▶ _GOAL_:
Using the data below, output the first line and every line after it up to and including the line containing "width=73pt,minimum height=50pt] (pac3)", exactly as written and with nothing added.

▶ _DATA ROWS_:
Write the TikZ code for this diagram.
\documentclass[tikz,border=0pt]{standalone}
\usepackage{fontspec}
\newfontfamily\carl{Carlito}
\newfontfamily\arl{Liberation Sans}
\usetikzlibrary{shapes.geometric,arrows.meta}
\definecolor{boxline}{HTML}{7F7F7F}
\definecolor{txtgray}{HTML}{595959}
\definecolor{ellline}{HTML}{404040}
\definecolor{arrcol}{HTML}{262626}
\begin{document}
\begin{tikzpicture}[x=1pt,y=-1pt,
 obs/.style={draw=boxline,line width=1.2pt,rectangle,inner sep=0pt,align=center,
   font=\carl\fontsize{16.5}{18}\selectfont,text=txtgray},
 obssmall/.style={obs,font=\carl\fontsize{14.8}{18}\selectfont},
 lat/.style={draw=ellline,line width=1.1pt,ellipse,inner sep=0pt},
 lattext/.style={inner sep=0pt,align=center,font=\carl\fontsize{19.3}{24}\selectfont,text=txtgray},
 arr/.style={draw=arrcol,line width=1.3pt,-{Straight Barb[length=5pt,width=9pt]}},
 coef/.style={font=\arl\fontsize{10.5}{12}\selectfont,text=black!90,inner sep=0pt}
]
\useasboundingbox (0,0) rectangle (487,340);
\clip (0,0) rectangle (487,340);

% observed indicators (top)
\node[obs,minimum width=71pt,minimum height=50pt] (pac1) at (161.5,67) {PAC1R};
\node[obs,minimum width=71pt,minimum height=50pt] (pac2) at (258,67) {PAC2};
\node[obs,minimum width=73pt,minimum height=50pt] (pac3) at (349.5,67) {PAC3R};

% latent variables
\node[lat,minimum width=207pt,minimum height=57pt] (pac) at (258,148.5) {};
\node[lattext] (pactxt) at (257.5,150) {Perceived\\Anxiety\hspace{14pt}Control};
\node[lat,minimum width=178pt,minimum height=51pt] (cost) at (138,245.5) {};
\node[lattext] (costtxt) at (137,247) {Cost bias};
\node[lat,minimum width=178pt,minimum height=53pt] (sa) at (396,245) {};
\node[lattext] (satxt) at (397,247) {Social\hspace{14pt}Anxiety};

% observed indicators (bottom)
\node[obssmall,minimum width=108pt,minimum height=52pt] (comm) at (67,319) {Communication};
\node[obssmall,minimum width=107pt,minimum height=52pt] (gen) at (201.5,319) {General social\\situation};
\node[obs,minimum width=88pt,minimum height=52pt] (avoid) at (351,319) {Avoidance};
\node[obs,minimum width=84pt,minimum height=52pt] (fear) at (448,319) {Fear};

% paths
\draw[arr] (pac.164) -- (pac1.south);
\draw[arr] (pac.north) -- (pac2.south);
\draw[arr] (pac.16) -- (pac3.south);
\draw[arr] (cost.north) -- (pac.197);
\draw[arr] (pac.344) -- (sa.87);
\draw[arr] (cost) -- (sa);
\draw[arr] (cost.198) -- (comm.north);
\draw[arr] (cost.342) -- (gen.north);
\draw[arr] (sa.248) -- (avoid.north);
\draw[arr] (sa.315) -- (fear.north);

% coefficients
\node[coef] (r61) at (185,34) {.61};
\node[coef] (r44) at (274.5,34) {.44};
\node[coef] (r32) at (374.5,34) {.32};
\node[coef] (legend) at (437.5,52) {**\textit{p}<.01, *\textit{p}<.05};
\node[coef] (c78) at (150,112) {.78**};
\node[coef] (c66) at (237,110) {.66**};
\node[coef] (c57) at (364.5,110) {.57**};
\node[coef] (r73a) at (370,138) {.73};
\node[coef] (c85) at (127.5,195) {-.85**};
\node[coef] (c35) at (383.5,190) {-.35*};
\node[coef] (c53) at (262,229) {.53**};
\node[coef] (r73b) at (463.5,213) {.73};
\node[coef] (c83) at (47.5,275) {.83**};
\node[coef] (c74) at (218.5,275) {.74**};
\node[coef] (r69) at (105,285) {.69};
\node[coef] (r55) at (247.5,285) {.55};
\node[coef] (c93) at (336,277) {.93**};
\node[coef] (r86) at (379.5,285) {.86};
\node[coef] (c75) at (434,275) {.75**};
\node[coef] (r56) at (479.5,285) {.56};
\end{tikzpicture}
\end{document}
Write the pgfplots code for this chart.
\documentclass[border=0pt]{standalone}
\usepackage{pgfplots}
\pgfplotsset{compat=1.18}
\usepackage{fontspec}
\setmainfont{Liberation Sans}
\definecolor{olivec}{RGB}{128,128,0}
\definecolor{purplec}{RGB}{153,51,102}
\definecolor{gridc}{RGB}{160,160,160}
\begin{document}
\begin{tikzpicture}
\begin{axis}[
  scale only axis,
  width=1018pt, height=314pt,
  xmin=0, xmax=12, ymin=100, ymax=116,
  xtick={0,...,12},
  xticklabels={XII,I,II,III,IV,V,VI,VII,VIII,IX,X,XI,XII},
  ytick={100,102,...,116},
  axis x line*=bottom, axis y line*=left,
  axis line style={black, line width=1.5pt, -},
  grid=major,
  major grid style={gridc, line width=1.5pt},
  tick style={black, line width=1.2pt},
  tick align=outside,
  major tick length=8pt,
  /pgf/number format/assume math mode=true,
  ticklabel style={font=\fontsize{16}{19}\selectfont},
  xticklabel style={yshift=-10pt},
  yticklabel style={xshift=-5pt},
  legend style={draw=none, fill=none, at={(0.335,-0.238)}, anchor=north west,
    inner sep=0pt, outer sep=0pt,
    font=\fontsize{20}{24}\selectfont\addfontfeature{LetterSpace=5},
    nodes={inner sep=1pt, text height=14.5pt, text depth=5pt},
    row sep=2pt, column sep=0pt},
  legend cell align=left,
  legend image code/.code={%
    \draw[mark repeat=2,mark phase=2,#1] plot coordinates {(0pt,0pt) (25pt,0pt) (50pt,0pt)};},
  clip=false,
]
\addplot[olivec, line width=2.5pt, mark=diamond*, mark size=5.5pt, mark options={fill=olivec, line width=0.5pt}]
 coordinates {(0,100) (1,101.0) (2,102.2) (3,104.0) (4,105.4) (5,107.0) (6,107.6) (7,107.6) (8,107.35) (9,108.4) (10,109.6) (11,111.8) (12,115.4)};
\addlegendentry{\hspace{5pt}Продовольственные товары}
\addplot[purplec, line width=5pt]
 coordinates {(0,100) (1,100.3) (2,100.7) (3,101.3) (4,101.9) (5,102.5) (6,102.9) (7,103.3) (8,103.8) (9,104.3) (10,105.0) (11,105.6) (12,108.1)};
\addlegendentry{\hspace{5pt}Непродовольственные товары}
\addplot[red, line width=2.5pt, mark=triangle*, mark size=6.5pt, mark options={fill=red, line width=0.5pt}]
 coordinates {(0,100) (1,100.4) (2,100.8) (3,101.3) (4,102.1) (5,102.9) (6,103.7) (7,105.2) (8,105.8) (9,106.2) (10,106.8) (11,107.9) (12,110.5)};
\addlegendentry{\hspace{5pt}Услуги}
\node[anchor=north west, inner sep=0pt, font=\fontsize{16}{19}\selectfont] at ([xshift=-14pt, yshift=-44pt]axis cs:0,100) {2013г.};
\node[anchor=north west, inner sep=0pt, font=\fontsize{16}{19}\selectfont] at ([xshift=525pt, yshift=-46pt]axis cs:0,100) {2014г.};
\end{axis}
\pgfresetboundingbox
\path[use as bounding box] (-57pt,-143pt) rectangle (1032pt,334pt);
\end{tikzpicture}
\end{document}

▶ _EXPECTED ANSWER_:
Write the TikZ code for this diagram.
\documentclass[tikz,border=0pt]{standalone}
\usepackage{fontspec}
\newfontfamily\carl{Carlito}
\newfontfamily\arl{Liberation Sans}
\usetikzlibrary{shapes.geometric,arrows.meta}
\definecolor{boxline}{HTML}{7F7F7F}
\definecolor{txtgray}{HTML}{595959}
\definecolor{ellline}{HTML}{404040}
\definecolor{arrcol}{HTML}{262626}
\begin{document}
\begin{tikzpicture}[x=1pt,y=-1pt,
 obs/.style={draw=boxline,line width=1.2pt,rectangle,inner sep=0pt,align=center,
   font=\carl\fontsize{16.5}{18}\selectfont,text=txtgray},
 obssmall/.style={obs,font=\carl\fontsize{14.8}{18}\selectfont},
 lat/.style={draw=ellline,line width=1.1pt,ellipse,inner sep=0pt},
 lattext/.style={inner sep=0pt,align=center,font=\carl\fontsize{19.3}{24}\selectfont,text=txtgray},
 arr/.style={draw=arrcol,line width=1.3pt,-{Straight Barb[length=5pt,width=9pt]}},
 coef/.style={font=\arl\fontsize{10.5}{12}\selectfont,text=black!90,inner sep=0pt}
]
\useasboundingbox (0,0) rectangle (487,340);
\clip (0,0) rectangle (487,340);

% observed indicators (top)
\node[obs,minimum width=71pt,minimum height=50pt] (pac1) at (161.5,67) {PAC1R};
\node[obs,minimum width=71pt,minimum height=50pt] (pac2) at (258,67) {PAC2};
\node[obs,minimum width=73pt,minimum height=50pt] (pac3) at (349.5,67) {PAC3R};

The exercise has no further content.